More specific to my problem, this is a variation on Is $\exp:\mathbb{M_n}\to\mathbb{M_n}$ injective? which was promptly answered with a counterexample.

Let $\mathbb{M}_n$ be the space of $n\times n$ matrices with real entries.

Let $\overline{\mathbb{M}}_n$ be the space of square $n\times n$ matrices with entries $0$ and $1$.

For any $M\in\overline{\mathbb{M}}_n$ we have $$e^M=\exp(M)=\sum_{k=0}^\infty \frac{1}{k!}M^k.$$

Is $\exp:\overline{\mathbb{M}}_n\to\mathbb{M}_n$ injective?

In other words, are there two distinct $M_0,M_1\in \overline{\mathbb{M}}_n$ such that $e^{M_0}=e^{M_1}$?

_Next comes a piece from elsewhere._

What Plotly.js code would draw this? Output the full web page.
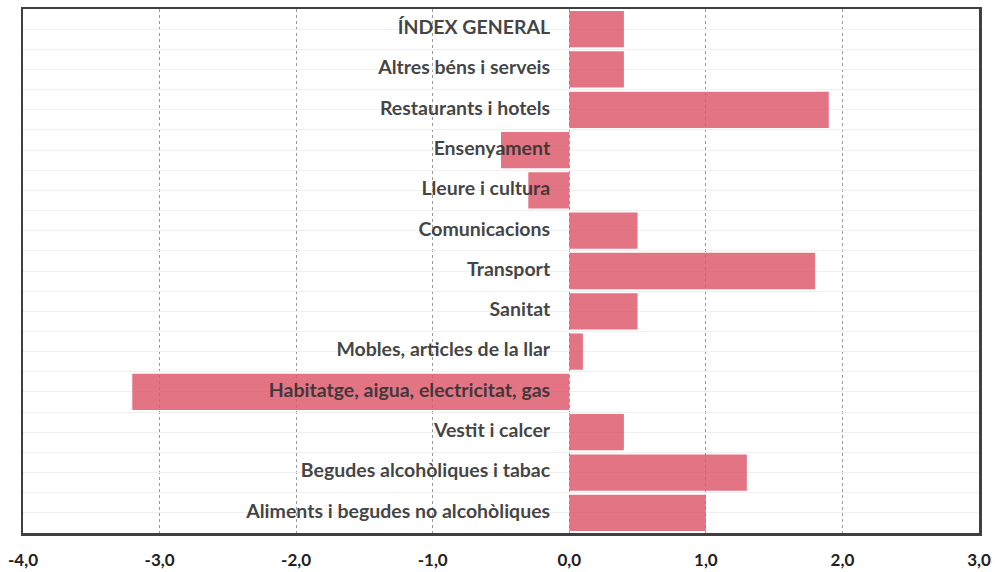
<!DOCTYPE html>
<html>
<head>
<meta charset="utf-8">
<script src="https://cdn.plot.ly/plotly-3.0.1.min.js"></script>
<style>html,body{margin:0;padding:0;background:#fff;}#chart{width:995px;height:572px;}</style>
</head>
<body>
<div id="chart"></div>
<script>
// Categories from bottom to top
const categories = [
  "Aliments i begudes no alcohòliques",
  "Begudes alcohòliques i tabac",
  "Vestit i calcer",
  "Habitatge, aigua, electricitat, gas",
  "Mobles, articles de la llar",
  "Sanitat",
  "Transport",
  "Comunicacions",
  "Lleure i cultura",
  "Ensenyament",
  "Restaurants i hotels",
  "Altres béns i serveis",
  "ÍNDEX GENERAL"
];
const values = [1.0, 1.3, 0.4, -3.2, 0.1, 0.5, 1.8, 0.5, -0.3, -0.5, 1.9, 0.4, 0.4];
const tickValues = [-4, -3, -2, -1, 0, 1, 2, 3];
const tickLabels = ["-4,0", "-3,0", "-2,0", "-1,0", "0,0", "1,0", "2,0", "3,0"];

const idx = categories.map((c, i) => i);

const labelTrace = {
  type: 'scatter',
  mode: 'text',
  x: idx.map(() => -0.14),
  y: idx,
  text: categories,
  textposition: 'middle left',
  textfont: {family: 'Lato, "Open Sans", sans-serif', size: 19.5, color: 'rgba(50,50,50,0.92)', weight: 'bold'},
  hoverinfo: 'skip',
  showlegend: false,
  cliponaxis: false
};

const barTrace = {
  type: 'bar',
  orientation: 'h',
  x: values,
  y: idx,
  width: 0.9,
  marker: {color: 'rgba(220,85,105,0.82)', line: {width: 0}},
  hoverinfo: 'x',
  showlegend: false
};

const halfTicks = [];
for (let v = -0.5; v <= 12.5; v += 0.5) halfTicks.push(v);

const layout = {
  width: 995,
  height: 572,
  margin: {l: 23, r: 16, t: 9, b: 39},
  paper_bgcolor: '#fff',
  plot_bgcolor: '#fff',
  showlegend: false,
  xaxis: {
    range: [-4, 3],
    tickvals: tickValues,
    ticktext: tickLabels,
    showgrid: true,
    gridcolor: '#9a9a9a',
    griddash: 'dot',
    gridwidth: 1,
    zeroline: false,
    showline: true,
    linecolor: '#404040',
    linewidth: 2.5,
    mirror: true,
    ticks: 'outside',
    ticklen: 10,
    tickcolor: 'rgba(0,0,0,0)',
    tickfont: {family: 'Lato, "Open Sans", sans-serif', size: 17, color: '#222', weight: 'bold'},
    fixedrange: true
  },
  yaxis: {
    range: [-0.5, 12.5],
    tickvals: halfTicks,
    showticklabels: false,
    showgrid: true,
    gridcolor: '#efefef',
    gridwidth: 1,
    zeroline: false,
    showline: true,
    linecolor: '#404040',
    linewidth: 2.5,
    mirror: true,
    ticks: '',
    fixedrange: true
  }
};

Plotly.newPlot('chart', [labelTrace, barTrace], layout, {displayModeBar: false, staticPlot: true});
</script>
</body>
</html>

Since for fixed $n$ the space $\overline{\mathbb{M}}_n$ is finite we can manually check -- it is injective for $n\le4$, but I haven't been able to convince myself for arbitrary $n$.

For $n=4$ there are $2^{n^2}=65536$ matrices to check, and MATLAB's expm and my hastily written matrix building code took half an hour to complete. For $n=5$ we have $2^{25}>3.3\cdot 10^7$ matrices to test which would take ten days to run. For larger $n$ a direct test is out of the question.

The smallest nontrivial examples in my problem are $n=6$, and the interesting ones are $n=12$ and larger.

Answer 1

Proposition: Let $E=\{A\in M_n(\mathbb{C})|A\text{ has algebraic entries }\}$. Then the exponential map is injective on $E$.

Proof: Assume that $e^A=e^B$. Here $A,B$ have algebraic entries ; according to "Wermuth, 2 remarks on matrix exponentials" (in free access) http://www.sciencedirect.com/science/article/pii/0024379589905545 $AB=BA$. Thus $A,B$ are simultaneously triangularizable over $\mathbb{C}$ with diagonals $(\lambda_j)_j,(\mu_j)_j$. Necessarily $e^{\lambda_j}=e^{\mu_j}$, that is $\lambda_j=\mu_j+2k_j\pi$. $\lambda_j$ and $\mu_j$ are algebraic numbers, that implies $k_j=0$ and therefore $\lambda_j=\mu_j$.

$A$ is similar over $\mathbb{C}$ to a matrix in the form $A_1=diag(\lambda_1I_{i_1}+N_1,\cdots)$ where the $\lambda_j$ are distinct and the $N_j$ are nilpotent.

EDIT: Since $AB=BA$, $B_1$ is in the form $B_1=diag(U_1,\cdots)$ with $U_jN_j=N_jU_j$. The previous reasoning and $e^{U_j}=e^{\lambda_j}e^{N_j}$ imply that $U_j$ has a sole eigenvalue $\lambda_j$. Then $B_1=diag(\lambda_1 I_{i_1}+ M_1,\cdots)$ with $M_j$ nilpotent and $N_jM_j=M_jN_j$ ;

in particular, $M_j-N_j$ is nilpotent. Moreover $e^{\lambda_jI_{i_j}+N_j}=e^{\lambda_jI_{i_j}+M_j}$, that is $e^{N_j-M_j}=I_{i_j}$. The exponential map is an isomorphism between nilpotent matrices and unipotent ones ; then $N_j-M_j=0$, $A_1=B_1$ and finally $A=B$.